我々が想像していた以上に「クイズ導入の効果は大きい」というのが、竹内氏の実感だった。
いずれは、管理職層の研修への導入も検討
なにか、良いことずくめのようだが、クイズを導入することにデメリットはないのか?
「あえて言えば、他の体感ワークなどと同じですが、なぜクイズをするのか、その意図をきちんと説明して理解してもらわないとならない、ということです。その点は、私達も十分に注意しています」(竹内氏)
クイズは、レクリエーションや息抜きでやっているわけではなく、効率的に知識を身に付けるための手段なのだということを、受講生に理解してもらい、目的意識を共有してもらうこと。このプロセスを丁寧に行わないと、“楽しかった”で終わってしまう危険性があるという。
しかし、逆に言えば、その点さえしっかり押さえておけば、あとはさしたるデメリットはないとのことだった。
このように、メリットが大きいわりにデメリットは少なく、費用対効果が大きいため、今後はクイズの活用をより広げていきたいという。

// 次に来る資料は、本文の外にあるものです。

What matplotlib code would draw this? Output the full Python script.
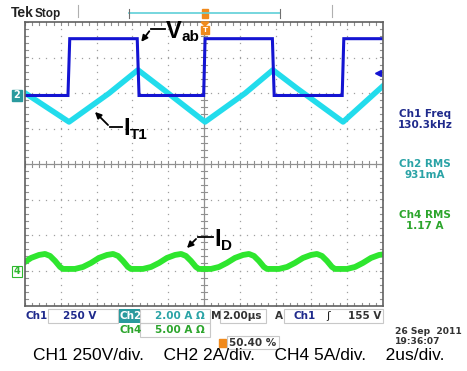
import numpy as np
import matplotlib
matplotlib.use("Agg")
import matplotlib.pyplot as plt
from matplotlib.patches import Rectangle, Polygon

# ---------------- data ----------------
# time in microseconds (2 us/div, 10 divisions)
vab_t = [0.00, 2.40, 2.50, 6.27, 6.37, 9.98, 10.06, 13.82, 13.92, 17.72, 17.81, 20.00]
vab_v = [0, 0, 400, 400, 0, 0, 400, 400, 0, 0, 400, 400]          # volts

it1_t = [0.00, 2.46, 4.69, 6.31, 7.65, 10.06, 12.29, 13.85, 15.20, 17.77, 20.00]
it1_a = [0.14, -1.49, 0.12, 1.44, 0.40, -1.49, 0.12, 1.44, 0.40, -1.49, 0.54]  # amps

id_t = [0.00, 0.34, 0.78, 1.12, 1.40, 1.68, 1.96, 2.12,
        2.79, 3.24, 3.69, 4.13, 4.58, 4.92, 5.20, 5.47, 5.75, 5.92,
        6.59, 7.04, 7.49, 7.93, 8.38, 8.72, 8.99, 9.27, 9.55, 9.72,
        10.39, 10.84, 11.28, 11.73, 12.18, 12.51, 12.79, 13.07, 13.35, 13.52,
        14.19, 14.64, 15.08, 15.53, 15.98, 16.31, 16.59, 16.87, 17.15, 17.32,
        17.99, 18.44, 18.88, 19.33, 19.78, 20.00]
id_a = [1.41, 1.97, 2.39, 2.53, 2.25, 1.55, 0.70, 0.42,
        0.42, 0.70, 1.27, 1.97, 2.39, 2.53, 2.25, 1.55, 0.70, 0.42,
        0.42, 0.70, 1.27, 1.97, 2.39, 2.53, 2.25, 1.55, 0.70, 0.42,
        0.42, 0.70, 1.27, 1.97, 2.39, 2.53, 2.25, 1.55, 0.70, 0.42,
        0.42, 0.70, 1.27, 1.97, 2.39, 2.53, 2.25, 1.55, 0.70, 0.42,
        0.42, 0.70, 1.27, 1.97, 2.39, 2.46]

ch_scale = {"ch1": 250.0, "ch2": 2.0, "ch4": 5.0}      # units per division
ch_offset = {"ch1": 1.93, "ch2": 1.93, "ch4": -3.04}    # ground position in divisions

# ---------------- figure ----------------
W, H = 467, 371
fig = plt.figure(figsize=(W / 100, H / 100), dpi=100)
fig.patch.set_facecolor("white")

def fx(x):
    return x / W

def fy(y):
    return 1 - y / H

L, R, T, B = 25, 383, 22, 306
ax = fig.add_axes([fx(L), fy(B), (R - L) / W, (B - T) / H])
ax.set_xlim(0, 20)
ax.set_ylim(-4, 4)
ax.set_facecolor("white")

grid_c = "#a0a0a0"
# dotted graticule
dot_x = np.arange(0, 20.001, 0.4)
dot_y = np.arange(-4, 4.001, 0.2)
for gx in np.arange(2, 20, 2):
    if abs(gx - 10) > 1e-6:
        ax.plot(np.full_like(dot_y, gx), dot_y, ls="none", marker="s", ms=0.9,
                color=grid_c, mew=0)
for gy in np.arange(-3, 4, 1):
    if abs(gy) > 1e-6:
        ax.plot(dot_x, np.full_like(dot_x, gy), ls="none", marker="s", ms=0.9,
                color=grid_c, mew=0)
# centre cross with ticks
ax.axhline(0, color="#909090", lw=0.9)
ax.axvline(10, color="#909090", lw=0.9)
for tx in np.arange(0, 20.001, 0.4):
    ax.plot([tx, tx], [-0.09, 0.09], color="#909090", lw=0.8)
for ty in np.arange(-4, 4.001, 0.2):
    ax.plot([9.82, 10.18], [ty, ty], color="#909090", lw=0.8)
# edge ticks
for tx in np.arange(0, 20.001, 0.4):
    ax.plot([tx, tx], [4, 3.91], color="#909090", lw=0.8)
    ax.plot([tx, tx], [-4, -3.91], color="#909090", lw=0.8)
for ty in np.arange(-4, 4.001, 0.2):
    ax.plot([0, 0.18], [ty, ty], color="#909090", lw=0.8)
    ax.plot([20, 19.82], [ty, ty], color="#909090", lw=0.8)

ax.set_xticks([])
ax.set_yticks([])
for s in ax.spines.values():
    s.set_color("#606060")
    s.set_linewidth(1.2)

def to_div(vals, ch):
    return np.asarray(vals, float) / ch_scale[ch] + ch_offset[ch]

ax.plot(id_t, to_div(id_a, "ch4"), color="#2ee62e", lw=4.2, solid_joinstyle="round")
ax.plot(it1_t, to_div(it1_a, "ch2"), color="#22dcec", lw=4.0, solid_joinstyle="round")
ax.plot(vab_t, to_div(vab_v, "ch1"), color="#1414d2", lw=2.2, solid_joinstyle="miter")

# trigger level arrow on right edge
trig_level = 155
ax.plot([19.7], [to_div([trig_level], "ch1")[0]], marker="<", color="#1414d2", ms=4,
        clip_on=False)

# ---------------- annotations ----------------
ann_kw = dict(color="black", lw=1.3)
# V_ab
fig.add_artist(plt.Line2D([fx(165), fx(151)], [fy(29), fy(29)], **ann_kw))
ax.annotate("", xy=(6.4, to_div([400], "ch1")[0] - 0.15), xycoords="data",
            xytext=(fx(151), fy(29)), textcoords="figure fraction",
            arrowprops=dict(arrowstyle="-|>", color="black", lw=1.3, mutation_scale=9))
fig.text(fx(166), fy(38), "V", fontsize=17, fontweight="bold", family="Liberation Sans",
         va="baseline")
fig.text(fx(181), fy(41), "ab", fontsize=11, fontweight="bold", family="Liberation Sans",
         va="baseline")
# I_T1
fig.add_artist(plt.Line2D([fx(122), fx(110)], [fy(127), fy(127)], **ann_kw))
ax.annotate("", xy=(fx(93), fy(110)), xycoords="figure fraction",
            xytext=(fx(110), fy(127)), textcoords="figure fraction",
            arrowprops=dict(arrowstyle="-|>", color="black", lw=1.3, mutation_scale=9))
fig.text(fx(123), fy(135), "I", fontsize=17, fontweight="bold", family="Liberation Sans",
         va="baseline")
fig.text(fx(130), fy(139), "T1", fontsize=11, fontweight="bold", family="Liberation Sans",
         va="baseline")
# I_D
fig.add_artist(plt.Line2D([fx(213), fx(198)], [fy(237), fy(237)], **ann_kw))
ax.annotate("", xy=(fx(185), fy(250)), xycoords="figure fraction",
            xytext=(fx(198), fy(237)), textcoords="figure fraction",
            arrowprops=dict(arrowstyle="-|>", color="black", lw=1.3, mutation_scale=9))
fig.text(fx(214), fy(246), "I", fontsize=17, fontweight="bold", family="Liberation Sans",
         va="baseline")
fig.text(fx(221), fy(250), "D", fontsize=11, fontweight="bold", family="Liberation Sans",
         va="baseline")

# ---------------- channel markers ----------------
fig.patches.append(Rectangle((fx(12), fy(101)), 10 / W, 11 / H, transform=fig.transFigure,
                             facecolor="#2a9a9e", edgecolor="#2a9a9e"))
fig.text(fx(17), fy(95.5), "2", color="white", fontsize=7, fontweight="bold",
         ha="center", va="center")
fig.patches.append(Rectangle((fx(12), fy(277)), 10 / W, 11 / H, transform=fig.transFigure,
                             facecolor="white", edgecolor="#2eb82e", lw=0.8))
fig.text(fx(17), fy(271.5), "4", color="#2eb82e", fontsize=7, fontweight="bold",
         ha="center", va="center")

# trigger position marker (orange)
orange = "#f08a1c"
fig.patches.append(Polygon([(fx(201), fy(22)), (fx(209), fy(22)), (fx(205), fy(26))],
                           closed=True, transform=fig.transFigure, color=orange))
fig.patches.append(Rectangle((fx(201), fy(34)), 8 / W, 8 / H, transform=fig.transFigure,
                             facecolor=orange, edgecolor=orange))
fig.text(fx(205), fy(30), "T", color="white", fontsize=5, fontweight="bold",
         ha="center", va="center")

# ---------------- top bar ----------------
fig.text(fx(11), fy(17), "Tek", fontsize=10, fontweight="bold", family="Liberation Sans",
         va="baseline", color="#222222")
fig.text(fx(35), fy(17), "Stop", fontsize=8.5, fontweight="bold", va="baseline",
         family="Liberation Sans", color="#222222")
fig.add_artist(plt.Line2D([fx(78), fx(78)], [fy(5), fy(17)], color="#b0b0b0", lw=0.8))
fig.add_artist(plt.Line2D([fx(332), fx(332)], [fy(5), fy(17)], color="#b0b0b0", lw=0.8))
fig.add_artist(plt.Line2D([fx(129), fx(280)], [fy(13), fy(13)], color="#5fd0d8", lw=1.2))
for bx in (129, 280):
    fig.add_artist(plt.Line2D([fx(bx), fx(bx)], [fy(9), fy(18)], color="#707070", lw=0.8))
fig.patches.append(Rectangle((fx(202), fy(18)), 6 / W, 9 / H, transform=fig.transFigure,
                             facecolor=orange, edgecolor=orange))

# ---------------- right-side readouts ----------------
navy = "#1f2a8c"
teal = "#2aa3a6"
green = "#2ca52c"
rkw = dict(fontsize=7.5, ha="center", va="center", fontweight="bold")
fig.text(fx(425), fy(114), "Ch1 Freq", color=navy, **rkw)
fig.text(fx(425), fy(125), "130.3kHz", color=navy, **rkw)
fig.text(fx(425), fy(164), "Ch2 RMS", color=teal, **rkw)
fig.text(fx(425), fy(175), "931mA", color=teal, **rkw)
fig.text(fx(425), fy(215), "Ch4 RMS", color=green, **rkw)
fig.text(fx(425), fy(226), "1.17 A", color=green, **rkw)

# ---------------- bottom readouts ----------------
bkw = dict(fontsize=7.5, va="center", fontweight="bold")
box_c = "#c8c8c8"

def box(x0, y0, x1, y1):
    fig.patches.append(Rectangle((fx(x0), fy(y1)), (x1 - x0) / W, (y1 - y0) / H,
                                 transform=fig.transFigure, facecolor="none",
                                 edgecolor=box_c, lw=0.8))

fig.text(fx(26), fy(316), "Ch1", color=navy, **bkw)
box(48, 309, 118, 323)
fig.text(fx(63), fy(316), "250 V", color=navy, **bkw)
fig.patches.append(Rectangle((fx(119), fy(323)), 21 / W, 14 / H, transform=fig.transFigure,
                             facecolor="#2a9a9e", edgecolor="none"))
fig.text(fx(120), fy(316), "Ch2", color="white", **bkw)
box(140, 309, 210, 323)
fig.text(fx(155), fy(316), "2.00 A \u03a9", color=teal, **bkw)
fig.text(fx(211), fy(316), "M", color="#333333", **bkw)
box(220, 309, 266, 323)
fig.text(fx(222), fy(316), "2.00\u00b5s", color="#333333", **bkw)
fig.text(fx(275), fy(316), "A", color="#333333", **bkw)
box(284, 309, 383, 323)
fig.text(fx(294), fy(316), "Ch1", color=navy, **bkw)
fig.text(fx(326), fy(316), "\u0283", color="#222222", fontsize=8, va="center")
fig.text(fx(381), fy(316), "155 V", color="#333333", ha="right",
         fontsize=7.5, va="center", fontweight="bold")

fig.text(fx(120), fy(330), "Ch4", color=green, **bkw)
box(140, 323, 210, 337)
fig.text(fx(155), fy(330), "5.00 A \u03a9", color=green, **bkw)

fig.patches.append(Rectangle((fx(219), fy(347)), 7 / W, 8 / H, transform=fig.transFigure,
                             facecolor=orange, edgecolor=orange))
box(227, 336, 279, 349)
fig.text(fx(229), fy(343), "50.40 %", color="#333333", **bkw)

fig.text(fx(395), fy(331), "26 Sep  2011", color="#333333", fontsize=6.6,
         va="center", fontweight="bold")
fig.text(fx(395), fy(341), "19:36:07", color="#333333", fontsize=6.6,
         va="center", fontweight="bold")

fig.text(fx(239), fy(356), "CH1 250V/div.    CH2 2A/div.    CH4 5A/div.    2us/div.",
         fontsize=12.5, ha="center", va="center", family="Liberation Sans",
         color="black")

fig.savefig("out.png", dpi=100, facecolor="white")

マルハンでは、「新入社員、マネージャー候補、マネージャー、店長、…」など、階層ごとに様々な研修を行っている。いま、クイズを導入しているのは新入社員向けの研修だけだ。
これをもっと上の階層を対象とした研修でも導入することを検討しているという。
「クイズでの研修というと、若いスタッフ向けのものと思われるのですが、これまでの経験からは、年齢や階層に関係なく効果があるように感じられます」(竹内氏)
たしかに、テレビのクイズ番組なども、必ずしも若い人向けの番組というわけでもない。問題を解きたい、新しい知識を得たい、という欲求は、年齢にかかわらずだれでも持っているようで、クイズは年齢にかかわらず好まれる。その意味では、より高階層向けの研修にクイズが導入されても、おかしくはないのだろう。
新入社員の時から管理職の時まで、一貫して、クイズによる研修が行われている日本で初めての会社。
そんな会社が登場する日も、近いのかもしれない。